EXERCISE GOAL
For each line of the data below that holds "document", copy the line.

DATA PROVIDED
________________

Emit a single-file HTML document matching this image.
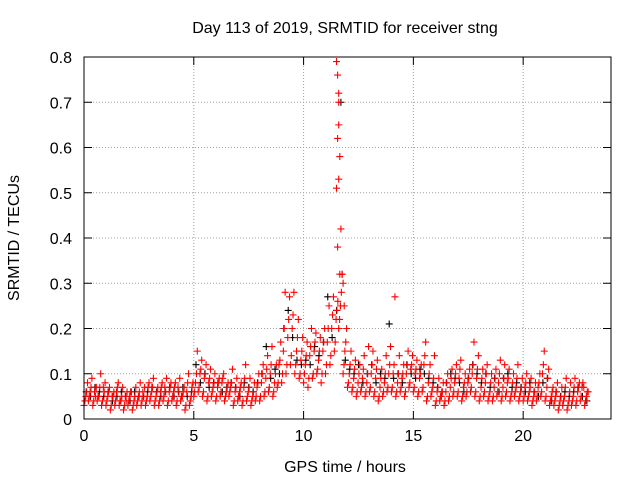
<!DOCTYPE html>
<html><head><meta charset="utf-8"><style>
body{margin:0;background:#fff}
svg text{font-family:"Liberation Sans",sans-serif;font-size:16px;fill:#000}
</style></head><body>
<svg id="c" width="640" height="480" xmlns="http://www.w3.org/2000/svg">
<rect width="640" height="480" fill="#fff"/>
<text x="345" y="33" text-anchor="middle">Day 113 of 2019, SRMTID for receiver stng</text>
<text x="345" y="472" text-anchor="middle">GPS time / hours</text>
<text transform="translate(19,238) rotate(-90)" text-anchor="middle">SRMTID / TECUs</text>
<g id="grid"></g><g id="marks"></g><g id="axes"></g>
</svg>
<script>
const xTicks=[0,5,10,15,20];
const yTicks=[0,0.1,0.2,0.3,0.4,0.5,0.6,0.7,0.8];
const tStep=0.2;
const redLow=[.03,.04,.03,.04,.03,.03,.02,.03,.03,.02,.03,.02,.03,.03,.03,.04,.03,.03,.04,.03,.04,.03,.04,.02,.03,.05,.06,.05,.04,.05,.04,.05,.04,.05,.03,.04,.03,.04,.03,.04,.04,.05,.06,.05,.07,.08,.1,.12,.1,.09,.08,.07,.09,.1,.08,.1,.12,.15,.2,.1,.07,.06,.05,.06,.05,.06,.05,.04,.05,.06,.06,.05,.06,.05,.07,.06,.05,.06,.04,.05,.03,.04,.03,.04,.05,.05,.04,.05,.06,.05,.04,.05,.04,.04,.05,.04,.05,.04,.05,.04,.04,.04,.03,.04,.05,.04,.03,.03,.02,.03,.02,.03,.03,.04,.03];
const redLow2=[.04,.05,.04,.05,.04,.04,.03,.04,.04,.03,.04,.03,.04,.04,.04,.05,.04,.04,.05,.04,.05,.04,.05,.03,.04,.06,.07,.06,.05,.06,.05,.06,.05,.06,.04,.05,.04,.05,.04,.05,.05,.06,.07,.06,.08,.1,.12,.14,.12,.1,.1,.09,.1,.11,.1,.12,.14,.17,.22,.12,.08,.07,.06,.07,.06,.07,.06,.05,.06,.07,.07,.06,.07,.06,.08,.07,.06,.07,.05,.06,.04,.05,.04,.05,.06,.06,.05,.06,.07,.06,.05,.06,.05,.05,.06,.05,.06,.05,.06,.05,.05,.05,.04,.05,.06,.05,.04,.04,.03,.04,.03,.04,.04,.05,.04];
const redMid=[.05,.06,.06,.05,.07,.05,.05,.06,.04,.05,.05,.04,.05,.06,.05,.06,.05,.06,.07,.06,.06,.07,.05,.06,.05,.08,.1,.09,.08,.07,.07,.08,.06,.07,.06,.06,.07,.06,.05,.07,.08,.09,.1,.08,.12,.15,.18,.2,.15,.13,.12,.14,.15,.13,.15,.17,.2,.22,.25,.15,.1,.09,.08,.09,.08,.1,.09,.07,.08,.1,.1,.08,.09,.1,.11,.1,.09,.12,.08,.07,.06,.05,.06,.07,.08,.09,.07,.08,.1,.09,.07,.08,.06,.07,.08,.07,.08,.06,.07,.06,.07,.06,.05,.07,.1,.07,.05,.05,.04,.05,.04,.05,.06,.07,.05];
const redMid2=[.06,.07,.05,.07,.06,.06,.05,.07,.05,.04,.06,.05,.06,.05,.07,.07,.06,.07,.06,.07,.07,.06,.06,.08,.07,.1,.11,.1,.09,.08,.08,.09,.07,.08,.07,.07,.09,.07,.06,.08,.1,.11,.12,.1,.13,.2,.22,.23,.18,.15,.14,.16,.17,.15,.17,.2,.23,.24,.28,.17,.12,.11,.1,.11,.1,.12,.11,.09,.1,.12,.12,.1,.1,.12,.12,.11,.1,.14,.1,.09,.07,.06,.08,.09,.1,.11,.08,.09,.12,.11,.09,.1,.08,.09,.1,.09,.09,.08,.09,.07,.08,.07,.06,.08,.12,.09,.06,.06,.05,.07,.06,.07,.07,.08,.06];
const redHigh=[.08,.09,.07,.1,.08,.07,.06,.08,.07,.06,.06,.07,.08,.07,.08,.09,.07,.08,.09,.08,.08,.09,.07,.1,.08,.15,.13,.12,.11,.1,.09,.1,.08,.11,.09,.08,.12,.09,.08,.1,.12,.14,.16,.12,.17,.28,.27,.28,.22,.18,.17,.2,.19,.18,.2,.25,.27,.26,.32,.2,.15,.13,.12,.14,.16,.15,.13,.11,.14,.16,.27,.14,.12,.15,.14,.13,.12,.17,.12,.14,.09,.08,.1,.11,.12,.13,.1,.11,.17,.14,.11,.12,.1,.11,.13,.12,.11,.1,.12,.09,.1,.09,.08,.1,.15,.11,.07,.08,.07,.09,.08,.09,.08,.07,.06];
const blackVals=[.06,.05,.07,.06,.05,.06,.04,.05,.06,.05,.04,.06,.05,.05,.06,.07,.06,.05,.06,.07,.05,.06,.07,.05,.06,.12,.08,.1,.07,.08,.08,.06,.07,.08,.07,.05,.08,.07,.06,.08,.1,.16,.09,.11,.1,.2,.24,.18,.13,.12,.13,.12,.16,.14,.17,.27,.18,.24,.7,.13,.11,.1,.12,.08,.1,.12,.08,.1,.09,.21,.09,.1,.08,.12,.1,.09,.11,.1,.09,.08,.07,.06,.08,.1,.09,.08,.06,.09,.12,.1,.08,.1,.07,.09,.06,.09,.1,.07,.08,.07,.06,.08,.06,.05,.08,.09,.04,.06,.05,.06,.05,.06,.07,.05,.04];
const spikeT=[11.5,11.55,11.6,11.55,11.65,11.6,11.5,11.6,11.7,11.55,11.65,11.75,11.6,11.8,11.85];
const spikeV=[.79,.76,.72,.62,.58,.53,.51,.65,.42,.38,.32,.32,.7,.3,.25];

const X0=84,X1=611,Y0=419,Y1=57,XMAX=24,YMAX=0.8;
const xs=v=>X0+v/XMAX*(X1-X0);
const ys=v=>Y0-v/YMAX*(Y0-Y1);
const NS="http://www.w3.org/2000/svg";
function mk(tag,attrs,parent){const e=document.createElementNS(NS,tag);for(const k in attrs)e.setAttribute(k,attrs[k]);parent.appendChild(e);return e;}
const grid=document.getElementById('grid'),marks=document.getElementById('marks'),axes=document.getElementById('axes');
xTicks.forEach(t=>{
  const x=xs(t);
  if(t>0){const g=mk('line',{x1:x,x2:x,y1:Y1,y2:Y0,stroke:'#a0a0a0','stroke-dasharray':'1,2','stroke-width':1},grid);
  
  }
  mk('line',{x1:x,x2:x,y1:Y0,y2:Y0-8,stroke:'#000'},axes);
  mk('line',{x1:x,x2:x,y1:Y1,y2:Y1+8,stroke:'#000'},axes);
  const l=mk('text',{x:x,y:Y0+22,'text-anchor':'middle'},axes);l.textContent=t;
  
  
});
yTicks.forEach(t=>{
  const y=ys(t);
  if(t>0&&t<0.8){const g=mk('line',{x1:X0,x2:X1,y1:y,y2:y,stroke:'#a0a0a0','stroke-dasharray':'1,2','stroke-width':1},grid);
  
  }
  mk('line',{x1:X0,x2:X0+8,y1:y,y2:y,stroke:'#000'},axes);
  mk('line',{x1:X1,x2:X1-8,y1:y,y2:y,stroke:'#000'},axes);
  const l=mk('text',{x:X0-12,y:y+6,'text-anchor':'end'},axes);l.textContent=t===0?'0':t.toFixed(1);
  
  
});
const frame=mk('rect',{x:X0,y:Y1,width:X1-X0,height:Y0-Y1,fill:'none',stroke:'#000'},axes);


function plus(t,v,col,name){
  const x=xs(t),y=ys(v);
  const p=mk('path',{d:`M${x-3.5},${y}h7M${x},${y-3.5}v7`,stroke:col,'stroke-width':1.1,fill:'none'},marks);
  
  
}
blackVals.forEach((v,i)=>plus(i*tStep+0.1,v,'#000','black-point'));
[redLow,redLow2,redMid,redMid2,redHigh].forEach((arr,k)=>arr.forEach((v,i)=>plus(i*tStep+k*0.04,v,'#f00','red-point')));
spikeT.forEach((t,i)=>plus(t,spikeV[i],'#f00','red-spike-point'));
</script>
</body></html>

________________

SOLUTION
Emit a single-file HTML document matching this image.
function mk(tag,attrs,parent){const e=document.createElementNS(NS,tag);for(const k in attrs)e.setAttribute(k,attrs[k]);parent.appendChild(e);return e;}
const grid=document.getElementById('grid'),marks=document.getElementById('marks'),axes=document.getElementById('axes');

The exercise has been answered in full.